HOME OF THE LADY DENMAN - Local history isn't always about the big story - the everyday story of life in the early development of the region can be a fascinating, entertaining and educational journey.

17 March 2015

Whale stoves in boat – Jervis Bay


The greatest gamble on earth, with life as the stake, that is the industry of whaling.

Whaling meant many months at sea for the crews involved, long periods of boredom staring at the ocean looking for whales, the time was spent maintaining equipment and the ship. Once a whale was spotted, adrenaline charged excitement pulsed throughout the ship, men scurried to their positions and the chase began.
Dangers were ever present for the sailor, with many sailors loosing their lives in the pursuit of a meager living.

One such incident happened inside Jervis Bay in 1878 as reported by Captain Folder.


“ Mr.

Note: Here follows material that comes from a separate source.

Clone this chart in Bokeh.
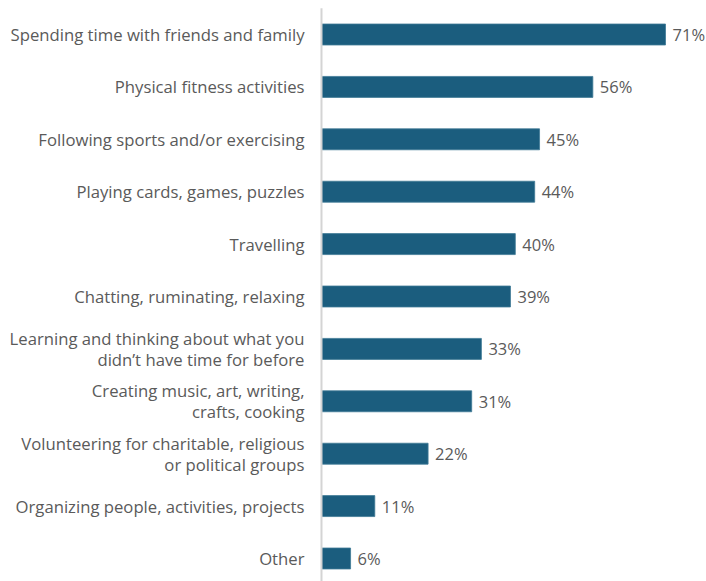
from bokeh.plotting import figure
from bokeh.models import ColumnDataSource, Range1d
from bokeh.core.properties import value
from bokeh.embed import file_html
from bokeh.resources import INLINE

categories = [
    "Spending time with friends and family",
    "Physical fitness activities",
    "Following sports and/or exercising",
    "Playing cards, games, puzzles",
    "Travelling",
    "Chatting, ruminating, relaxing",
    "Learning and thinking about what you\ndidn\u2019t have time for before",
    "Creating music, art, writing,\ncrafts, cooking",
    "Volunteering for charitable, religious\nor political groups",
    "Organizing people, activities, projects",
    "Other",
]
values = [71, 56, 45, 44, 40, 39, 33, 31, 22, 11, 6]
value_labels = [f"{v}%" for v in values]

pos = list(range(len(categories)))
src = ColumnDataSource(dict(y=pos, v=values, cat=categories, lab=value_labels,
                            zero=[0] * len(pos)))

p = figure(width=706, height=581, output_backend="svg", toolbar_location=None,
           x_range=Range1d(-66.25, 79.46), y_range=Range1d(10.439, -0.649),
           min_border=0, outline_line_color=None)
p.axis.visible = False
p.grid.visible = False
p.background_fill_color = "white"
p.border_fill_color = "white"

p.hbar(y="y", left="zero", right="v", height=0.4, source=src,
       fill_color="#1b5d7e", line_color="#3f7a96", line_width=0.8)

p.segment(x0=[0], y0=[-0.5], x1=[0], y1=[10.6], line_color="#d4d4d4", line_width=2)

p.text(x="zero", y="y", text="cat", source=src, x_offset=-17,
       text_align="right", text_baseline="middle", text_font=value("Open Sans"),
       text_font_size="16.7px", text_color="#5a5a5a", text_line_height=0.92)

p.text(x="v", y="y", text="lab", source=src, x_offset=7,
       text_align="left", text_baseline="middle", text_font=value("Open Sans"),
       text_font_size="16.5px", text_color="#5a5a5a")

open("out.html", "w").write(file_html(p, INLINE))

Thomas Graham, the first mate,  was fast to a whale in Jervis Bay, on November 8, another whale stove in the boat by biting it.   The crew were subsequently submerged, and one of them, named John Cannoord, known by the sobriquet of ‘Hydrabad,’  who could not swim was immediately drowned, notwithstanding the efforts of the first mate to save him.  In endeavouring to rescue Cannooard, Graham was also nearly drowned, Graham and the reminder of the crew, except the one alluded to, were rescued,  after being in the water for about half and hour.

This short incidental account, appeared in the Hobart Mercury, amongst other shipping and whaling news.
Old whale song.

Oh!  the rare old whale, mid storm and gale,
       In his ocean home will be,
A giant in might,  where might is right,
       A king of the boundless sea.



  1. Tough life no doubt.. have you read the book Island of the Lost: shipwrecked at the edge of the world by Joan Druett? Made people tougher back in those days!

  2. No I haven't Tom,,,,I will make the effort to read it.